In article <cclfk4$kfa$1 at smc.vnet.net>,
 gaylord at uiuc.edu (richard j. gaylord) wrote:

> One of the reasons that many people have problems with writing
> Mathematica programs is that they fail to understand how Mathematica
> evaluates an expression that has been entered and this is directly
> related to how Mathematica works as a TRS. In order to program in
> Mathematica, it is ESSENTIAL to understand the evaluation process.
> 
------------(stuff snipped)---------------------
> 
> a final note regarding elegant vs. non-elegant programming - note:
> RJF: don't feel  compelled to make a  response to this, especially of
> a personal , nasty nature. as it might set off my ICD  :)    -  the
> issue of elegance in programming is very much a  personal matter (de
> gustibus non disputum). i personally love the style of APL and J which
> is so succinct and compact (the famous one-liner) but barely 
> readable. On the other hand a program consisting of a series of
> rewrite rules employed in a shell for applying the rules' is very
> appealing to me (and my students have indicated the same). it makes
> modifying the program trivial - all one has to do is delete, add, or
> change the rules. the longer runtime the program may take to execute
> allows one to think of other things or go do something else.


Thanks for generosity in donating this stuff.

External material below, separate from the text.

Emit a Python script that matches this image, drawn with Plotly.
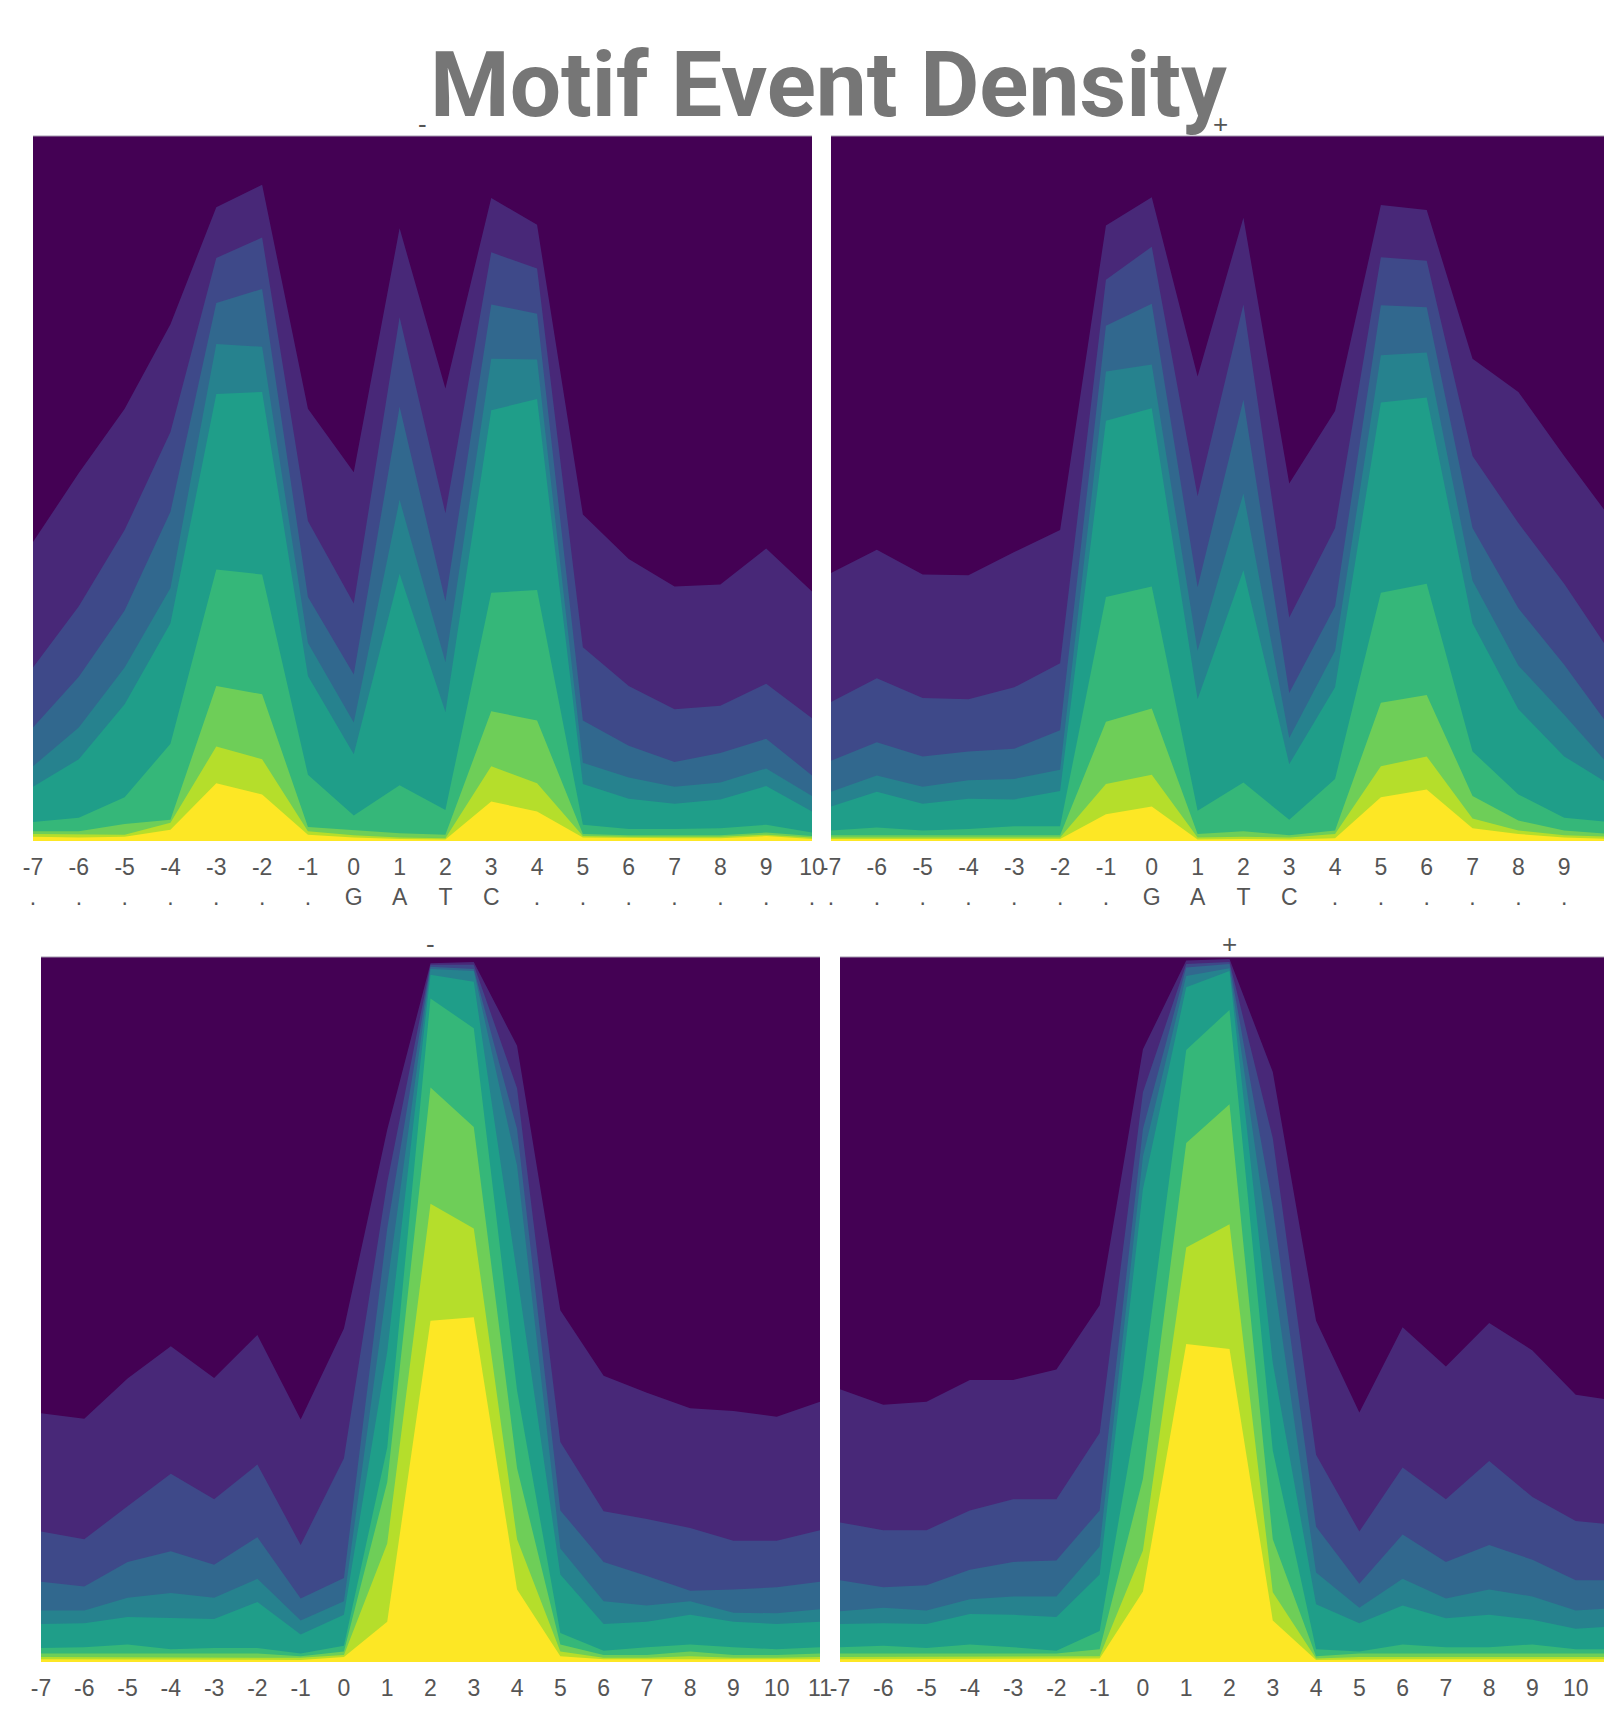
import plotly.graph_objects as go

# ---------------- data ----------------
TOP_X = [-7, -6, -5, -4, -3, -2, -1, 0, 1, 2, 3, 4, 5, 6, 7, 8, 9, 10]
TOP_NUM = ["-7", "-6", "-5", "-4", "-3", "-2", "-1", "0", "1", "2", "3", "4", "5", "6", "7", "8", "9", "10"]
TOP_SEQ = [".", ".", ".", ".", ".", ".", ".", "G", "A", "T", "C", ".", ".", ".", ".", ".", ".", "."]

BOT_X = [-7, -6, -5, -4, -3, -2, -1, 0, 1, 2, 3, 4, 5, 6, 7, 8, 9, 10, 11]
BOT_NUM = ["-7", "-6", "-5", "-4", "-3", "-2", "-1", "0", "1", "2", "3", "4", "5", "6", "7", "8", "9", "10", "11"]
BOT_SEQ = [".", ".", ".", ".", ".", ".", ".", "G", "C", ".", "G", "C", ".", ".", ".", ".", ".", ".", "."]

# contour level boundaries (height in % of the panel), from the outermost level inwards
TL_LEVELS = [
    [42.4, 52.2, 61.3, 73.3, 89.9, 93.1, 61.3, 52.3, 86.9, 64.2, 91.2, 87.4, 46.3, 40.0, 36.1, 36.4, 41.5, 35.4],
    [24.6, 33.3, 44.1, 58.0, 82.7, 85.6, 45.4, 33.7, 74.3, 46.5, 83.5, 81.2, 27.5, 22.0, 18.7, 19.2, 22.3, 17.4],
    [16.1, 23.3, 32.7, 46.7, 76.3, 78.3, 34.6, 23.6, 61.6, 34.0, 76.1, 74.8, 17.1, 13.5, 11.2, 12.5, 14.5, 9.3],
    [10.6, 16.1, 24.6, 35.9, 70.5, 70.1, 28.1, 16.8, 48.4, 25.4, 68.4, 68.3, 11.1, 9.0, 7.7, 8.3, 10.3, 6.4],
    [7.7, 11.6, 19.4, 30.9, 63.4, 63.7, 23.4, 12.3, 37.9, 18.3, 61.1, 62.7, 8.1, 6.0, 5.3, 5.9, 7.8, 4.2],
    [2.7, 3.3, 6.2, 13.8, 38.5, 37.8, 9.4, 3.6, 7.9, 4.4, 35.2, 35.6, 2.3, 1.7, 1.7, 1.8, 2.3, 1.2],
    [1.4, 1.4, 2.4, 3.0, 22.0, 20.8, 2.0, 1.5, 1.1, 0.9, 18.4, 17.1, 1.0, 0.8, 0.8, 0.8, 1.2, 0.7],
    [1.0, 0.9, 0.9, 2.6, 13.4, 11.6, 1.4, 0.8, 0.5, 0.4, 10.6, 8.2, 0.7, 0.6, 0.6, 0.6, 0.9, 0.5],
    [0.6, 0.5, 0.6, 1.6, 8.2, 6.6, 0.9, 0.5, 0.3, 0.2, 5.6, 4.2, 0.5, 0.4, 0.4, 0.4, 0.7, 0.3],
]
TR_LEVELS = [
    [38.0, 41.3, 37.8, 37.7, 41.0, 44.1, 87.3, 91.3, 65.9, 88.4, 50.7, 61.0, 90.2, 89.5, 68.4, 63.7, 54.6, 45.9],
    [19.7, 23.1, 20.3, 20.1, 21.8, 25.2, 79.6, 84.3, 48.9, 76.1, 31.7, 44.4, 82.8, 82.3, 54.6, 45.1, 36.5, 26.8],
    [11.4, 14.0, 12.0, 12.7, 13.1, 15.7, 73.1, 76.2, 36.0, 62.6, 21.0, 33.3, 76.0, 75.7, 44.4, 33.0, 25.0, 16.1],
    [7.0, 9.3, 7.7, 8.6, 8.8, 10.1, 66.6, 67.6, 27.0, 49.3, 14.6, 27.0, 68.9, 69.3, 36.9, 24.9, 17.9, 10.6],
    [4.9, 7.0, 5.3, 6.0, 5.9, 7.1, 59.6, 61.4, 20.1, 38.4, 10.9, 21.8, 62.2, 62.9, 30.9, 18.7, 12.0, 8.0],
    [1.5, 1.9, 1.5, 1.7, 2.1, 2.1, 34.6, 36.1, 4.3, 8.3, 3.0, 8.8, 35.2, 36.5, 12.7, 6.6, 3.3, 2.7],
    [0.8, 0.8, 0.8, 0.8, 0.8, 0.8, 16.9, 18.8, 1.0, 1.4, 0.8, 1.5, 19.6, 20.7, 6.4, 2.9, 1.5, 1.0],
    [0.5, 0.5, 0.5, 0.5, 0.5, 0.5, 8.1, 9.4, 0.5, 0.6, 0.5, 1.0, 10.6, 12.0, 3.2, 1.5, 0.8, 0.6],
    [0.3, 0.3, 0.3, 0.3, 0.3, 0.3, 3.8, 4.9, 0.2, 0.3, 0.2, 0.4, 6.2, 7.3, 1.8, 1.0, 0.5, 0.3],
]
BL_LEVELS = [
    [35.3, 34.5, 40.2, 44.8, 40.3, 46.4, 34.4, 47.3, 75.5, 99.1, 99.3, 87.4, 49.9, 40.6, 38.2, 36.0, 35.6, 34.8, 36.9],
    [18.5, 17.4, 22.1, 26.7, 23.1, 28.0, 16.6, 28.9, 68.0, 98.9, 98.9, 81.4, 31.2, 21.4, 20.3, 19.0, 17.2, 17.2, 18.7],
    [11.4, 10.7, 14.2, 15.7, 13.8, 17.7, 9.0, 11.9, 61.5, 98.6, 98.3, 75.6, 21.5, 14.2, 12.2, 10.1, 10.3, 10.6, 11.4],
    [7.3, 7.3, 9.1, 9.8, 9.1, 11.8, 5.9, 8.6, 53.4, 98.3, 98.0, 70.4, 16.1, 8.6, 8.0, 8.6, 7.0, 6.9, 7.5],
    [5.4, 5.5, 6.4, 6.2, 6.1, 8.5, 3.9, 6.7, 44.0, 97.5, 96.5, 55.0, 12.4, 5.4, 5.7, 6.7, 5.7, 5.4, 5.7],
    [2.0, 2.1, 2.5, 1.8, 2.0, 2.0, 1.2, 2.3, 30.4, 94.1, 89.9, 38.5, 4.1, 1.6, 2.1, 2.5, 2.1, 1.8, 2.1],
    [1.2, 1.2, 1.2, 1.2, 1.2, 1.2, 0.8, 1.5, 25.5, 81.5, 75.9, 27.5, 2.5, 1.0, 1.0, 1.5, 1.0, 1.0, 1.2],
    [0.7, 0.7, 0.7, 0.7, 0.7, 0.7, 0.6, 1.0, 16.8, 65.0, 61.5, 17.4, 1.5, 0.6, 0.6, 0.8, 0.6, 0.6, 0.7],
    [0.4, 0.4, 0.4, 0.4, 0.4, 0.4, 0.3, 0.7, 5.7, 48.4, 48.9, 10.3, 0.8, 0.4, 0.4, 0.5, 0.4, 0.4, 0.4],
]
BR_LEVELS = [
    [38.7, 36.5, 36.9, 40.0, 40.0, 41.5, 50.6, 86.9, 99.5, 99.7, 83.7, 48.4, 35.4, 47.5, 41.9, 48.1, 44.2, 37.9, 37.0],
    [19.8, 18.7, 18.7, 21.5, 23.1, 23.1, 32.5, 80.8, 99.0, 99.3, 74.3, 29.4, 18.5, 27.6, 23.1, 28.5, 23.4, 20.0, 19.4],
    [11.6, 10.6, 10.9, 13.1, 14.2, 14.4, 21.5, 75.6, 98.5, 99.0, 64.5, 19.2, 11.1, 18.1, 14.2, 16.6, 14.5, 11.6, 11.6],
    [7.2, 7.7, 7.3, 8.9, 9.3, 9.3, 16.4, 71.7, 97.3, 98.4, 55.4, 12.7, 7.7, 11.8, 9.0, 10.3, 9.3, 7.3, 7.7],
    [5.4, 5.5, 5.4, 6.8, 6.7, 6.4, 12.4, 67.1, 95.7, 98.0, 42.4, 8.2, 5.5, 8.0, 6.2, 6.7, 6.0, 4.7, 5.1],
    [2.1, 2.3, 2.0, 2.5, 2.1, 1.6, 4.4, 40.0, 86.8, 92.5, 30.0, 1.8, 1.5, 2.5, 2.1, 2.1, 2.5, 1.8, 1.8],
    [1.2, 1.2, 1.2, 1.2, 1.2, 1.2, 1.8, 26.0, 73.6, 79.1, 17.4, 0.8, 1.2, 1.2, 1.2, 1.2, 1.2, 1.2, 1.2],
    [0.7, 0.7, 0.7, 0.7, 0.7, 0.7, 0.8, 15.8, 58.8, 62.1, 9.9, 0.5, 0.7, 0.7, 0.7, 0.7, 0.7, 0.7, 0.7],
    [0.4, 0.4, 0.4, 0.4, 0.4, 0.4, 0.5, 10.0, 45.1, 44.4, 5.9, 0.3, 0.4, 0.4, 0.4, 0.4, 0.4, 0.4, 0.4],
]
PANEL_TITLES = ["-", "+", "-", "+"]
TITLE = "Motif Event Density"

# ---------------- style ----------------
BG = "#440154"
BAND_COLORS = ["#482878", "#3e4989", "#31688e", "#26828e", "#1f9e89",
               "#35b779", "#6ece58", "#b5de2b", "#fde725"]
W, H = 1604, 1709
TICK_FONT = dict(family="Liberation Sans, Arial, sans-serif", size=23, color="#555555")

# panel boxes in pixels: (left, full-width right, top, bottom, n units, title y)
PANELS = [
    (33, 812, 136, 841, 17, 124),
    (831, 1610, 136, 841, 17, 124),
    (41, 820, 957, 1662, 18, 944),
    (840, 1619, 957, 1662, 18, 944),
]
PANEL_DATA = [
    (TOP_X, TOP_NUM, TOP_SEQ, TL_LEVELS),
    (TOP_X, TOP_NUM, TOP_SEQ, TR_LEVELS),
    (BOT_X, BOT_NUM, BOT_SEQ, BL_LEVELS),
    (BOT_X, BOT_NUM, BOT_SEQ, BR_LEVELS),
]

fig = go.Figure()
layout = {}
annotations = []
shapes = []
for i, ((l, r, t, b, units, ty), (xs, nums, seq, levels)) in enumerate(zip(PANELS, PANEL_DATA)):
    n = "" if i == 0 else str(i + 1)
    per = (r - l) / units
    r_vis = min(r, W)
    xr = [xs[0], xs[0] + (r_vis - l) / per]
    for lev, col in zip(levels, BAND_COLORS):
        fig.add_trace(go.Scatter(
            x=xs, y=lev, mode="lines", fill="tozeroy", fillcolor=col,
            line=dict(width=0, color=col), hoverinfo="skip", showlegend=False,
            xaxis="x" + n, yaxis="y" + n))
    layout["xaxis" + n] = dict(
        domain=[l / W, r_vis / W], range=xr, anchor="y" + n,
        tickmode="array", tickvals=xs,
        ticktext=[f"{a}<br>{s}" for a, s in zip(nums, seq)],
        ticks="", showgrid=False, zeroline=False, showline=False,
        tickfont=TICK_FONT, ticklabelstandoff=10, automargin=False,
        fixedrange=True)
    layout["yaxis" + n] = dict(
        domain=[1 - b / H, 1 - t / H], range=[0, 100], anchor="x" + n,
        visible=False, showgrid=False, zeroline=False, automargin=False,
        fixedrange=True)
    # faint light edge along the top of each panel
    shapes.append(dict(type="line", xref=f"x{n} domain", yref=f"y{n} domain",
                       x0=0, x1=1, y0=1, y1=1, line=dict(color="#a39aae", width=1)))
    annotations.append(dict(
        text=PANEL_TITLES[i], xref="paper", yref="paper",
        x=((l + r) / 2) / W, y=1 - ty / H,
        xanchor="center", yanchor="middle", showarrow=False,
        font=dict(family="Liberation Sans, Arial, sans-serif", size=26, color="#555555")))

annotations.append(dict(
    text=f"<b>{TITLE}</b>", xref="paper", yref="paper",
    x=828 / W, y=1 - 85 / H, xanchor="center", yanchor="middle", showarrow=False,
    font=dict(family="Roboto, Lato, sans-serif", size=91, color="#767676")))

fig.update_layout(
    width=W, height=H, margin=dict(l=0, r=0, t=0, b=0, pad=0, autoexpand=False),
    paper_bgcolor="white", plot_bgcolor=BG,
    annotations=annotations, shapes=shapes, **layout)

fig.write_html("out.html", config={"displayModeBar": False, "staticPlot": True},
               post_script="document.body.style.margin='0';document.body.style.overflow='hidden';")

I guess I was brought up on numerical computing at a stage when if you 
wanted to do some calculation, such as solve a set of linear equations 
or invert a matrix or whatever, you learned how to do this from a book 
(like maybe Hamming's famous text; was matrix inversion called the 
Cayley-Hamilton method?); attempted to understood the process yourself; 
then coded it into a procedural language step by step; then ran that 
program.

[Actually, I go back far enough that there was an initial stage when you 
carefully planned and wrote the detailed step-by-step instructions, took 
them upstairs to where the computation staff was based (one of ours had 
literally been at one time a cavalry officer in the Austrian Imperial 
army), and they tediously and methodically ran through them time after 
time by hand, using Marchant mechanical accumulating calculators with 
huge 100-key keyboards.]

As a result, though I've become an intensive Mathematica user, I have a 
very hard time moving beyond a procedural programming way of thinking 
and coming to grips with rule-based programming or, worse, 
pattern-matching calculations.  Only if I can read a program and follow 
all the DO loops and the rest of the explicit program flow do I feel I 
understand what's happening and have confidence that the program is 
doing what I want it to do.

So, I'll look forward to your notes (and hope, some day, to understand 
object-based programming as well).  Just one minor quibble:  Look back 
at your first paragraph and consider that not all of us may know what 
"TRS" stands for.  At least I don't, though I can make a guess.